The United Nations Human Rights Commission has claimed that former Guantanamo Bay inmate David Hicks’ rights have been violated by Australia as the country kept him jailed for several months for a transfer deal with the United States.
UNHRC Chairman Fabian Salvioli released a statement in which he said that Hicks was sentenced for a “flagrant denial of justice.” The committee of 18 independent experts has worked on the matter after a complaint was filed by the victim relating to his inappropriate treatment by the nation. The finding of the committee, with two members against the verdict, was adopted in November and was published on Tuesday.

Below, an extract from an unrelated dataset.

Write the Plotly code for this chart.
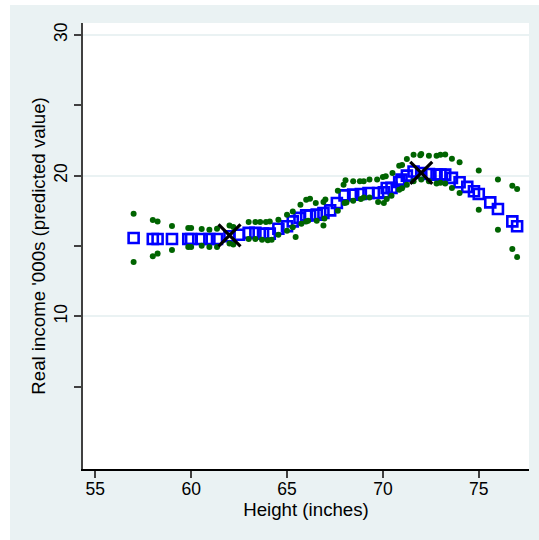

According to the new facet of the matter that has come into focus, the commission was established that Australia violated Hicks’ rights, but at the same time the nation’s government was not liable to make reparation payments for the loss. “Transfer agreements are important because they allow prisoners convicted abroad to serve their sentences in their own country,” The Guardian quoted Salvioli as saying. “But states should not carry out a sentence if there is ample evidence that the trial clearly violated the defendant’s rights, as was the case with Mr. Hicks.”
Hicks’ lawyer, Stephen Kenny, was satisfied by the UN verdict and said it highlighted the inappropriate action undertaken by the Australian government. “His treatment was appalling and the Australian government’s role in his imprisonment is a serious abuse of an Australian citizen,” the lawyer said on Wednesday as quoted by The Australian.
Hicks was arrested in Afghanistan in 2001 and was sent to the US naval base Guantanamo Bay in Cuba in January 2002. He was found guilty and was charged for “providing material support for terrorism” under the US Military Commission Act 2006. He was sentenced for seven years in jail. However, most of his jail term was suspended. He was transferred to Australia in May 2007 where he served his seven months in prison.